Performance Settings#

deployment:
  tensor_parallel_size: 8
  pipeline_parallel_size: 1
  data_parallel_size: 1
  gpu_memory_utilization: 0.95
  • tensor_parallel_size: Number of GPUs to split the model across (default: 8)

  • pipeline_parallel_size: Number of pipeline stages (default: 1)

  • data_parallel_size: Number of model replicas (default: 1)

  • gpu_memory_utilization: Fraction of GPU memory to use for the model (default: 0.95)

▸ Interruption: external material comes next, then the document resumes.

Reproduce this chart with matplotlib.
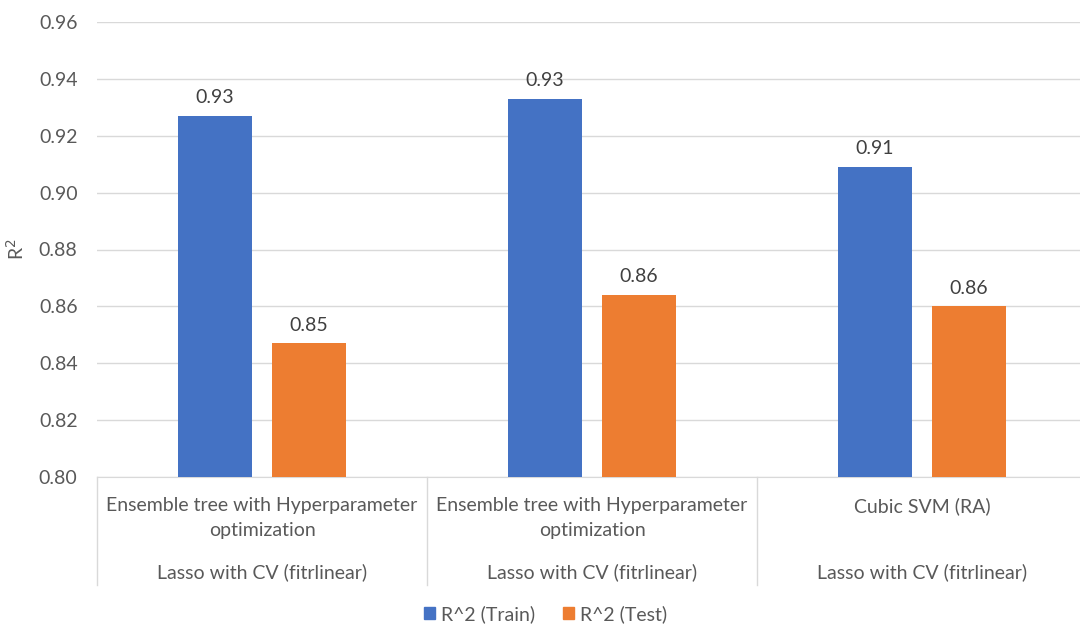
import matplotlib
matplotlib.use("Agg")
import matplotlib.pyplot as plt
import matplotlib.transforms as mtransforms
from matplotlib.patches import Patch

groups_top = ["Ensemble tree with Hyperparameter\noptimization",
              "Ensemble tree with Hyperparameter\noptimization",
              "Cubic SVM (RA)"]
groups_bottom = ["Lasso with CV (fitrlinear)"] * 3
train = [0.927, 0.933, 0.909]
test = [0.847, 0.864, 0.860]
series_names = ["R^2 (Train)", "R^2 (Test)"]
yticks = [0.80, 0.82, 0.84, 0.86, 0.88, 0.90, 0.92, 0.94, 0.96]

plt.rcParams['font.family'] = ['Lato', 'DejaVu Sans']
TXT = '#595959'
BLUE = '#4472C4'
ORANGE = '#ED7D31'
FS = 14

fig = plt.figure(figsize=(10.8, 6.25), dpi=100)
ax = fig.add_axes([97/1080, 1-477/625, 1-97/1080, 455/625])

x = list(range(len(train)))
w = 0.224
off = 0.1425
b1 = ax.bar([i - off for i in x], [v - 0.80 for v in train], w, bottom=0.80, color=BLUE, zorder=3)
b2 = ax.bar([i + off for i in x], [v - 0.80 for v in test], w, bottom=0.80, color=ORANGE, zorder=3)
for bars, vals in ((b1, train), (b2, test)):
    for r, v in zip(bars, vals):
        ax.annotate(f"{v:.2f}", (r.get_x() + r.get_width()/2, v), xytext=(0, 7),
                    textcoords='offset points', ha='center', va='bottom',
                    fontsize=FS, color='#404040')

ax.set_ylim(0.80, 0.96)
ax.set_xlim(-0.5, (1080-97)/330 - 0.5)
ax.set_yticks(yticks)
ax.set_yticklabels([f"{t:.2f}" for t in yticks], fontsize=FS, color=TXT)
ax.tick_params(axis='y', length=0, pad=14)
ax.tick_params(axis='x', length=0, labelbottom=False)
ax.grid(axis='y', color='#D9D9D9', linewidth=1, zorder=0)
for s in ('left', 'right', 'top'):
    ax.spines[s].set_visible(False)
ax.spines['bottom'].set_color('#D9D9D9')
ax.set_ylabel("R$^2$", fontsize=FS, color=TXT)
ax.yaxis.set_label_coords(-70/983, 0.5)

trans = mtransforms.blended_transform_factory(ax.transData, ax.transAxes)
for i in x:
    ax.text(i, -20/455, groups_top[i], transform=trans, ha='center', va='top',
            fontsize=FS, color=TXT, linespacing=1.55)
    ax.text(i, -95/455, groups_bottom[i], transform=trans, ha='center', va='center',
            fontsize=FS, color=TXT)
for xv in [-0.5, 0.5, 1.5, 2.5]:
    ax.plot([xv, xv], [0, -108/455], transform=trans, color='#D9D9D9', lw=1, clip_on=False)

handles = [Patch(color=BLUE), Patch(color=ORANGE)]
fig.legend(handles, series_names, loc='center', bbox_to_anchor=(0.505, 1-614/625),
           ncol=2, frameon=False, fontsize=FS, labelcolor=TXT,
           handlelength=0.6, handleheight=0.6, handletextpad=0.3, columnspacing=1.4)

fig.savefig("out.png", dpi=100)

Extra Arguments and Endpoints#

deployment:
  extra_args: "--max-model-len 4096"
  
  endpoints:
    chat: /v1/chat/completions
    completions: /v1/completions
    health: /health

The extra_args field passes extra arguments to the vllm serve command.

Complete Example#

defaults:
  - execution: slurm/default
  - deployment: vllm
  - _self_

deployment:
  checkpoint_path: /path/to/checkpoint
  served_model_name: llama-3.1-8b-instruct
  tensor_parallel_size: 1
  data_parallel_size: 8
  extra_args: "--max-model-len 4096"

execution:
  account: your-account
  output_dir: /path/to/output
  walltime: 02:00:00

evaluation:
  tasks:
    - name: ifeval
    - name: gpqa_diamond
      env_vars:
        HF_TOKEN: HF_TOKEN_FOR_GPQA_DIAMOND # Click request access for GPQA-Diamond: https://huggingface.co/datasets/Idavidrein/gpqa

Reference#

The following example configuration files are available in the examples/ directory:

  • lepton_vllm_llama_3_1_8b_instruct.yaml - vLLM deployment on Lepton platform

  • slurm_llama_3_1_8b_instruct.yaml - vLLM deployment on SLURM cluster

  • slurm_llama_3_1_8b_instruct_hf.yaml - vLLM deployment using HuggingFace model ID

Use nemo-evaluator-launcher run --dry-run to check your configuration before running.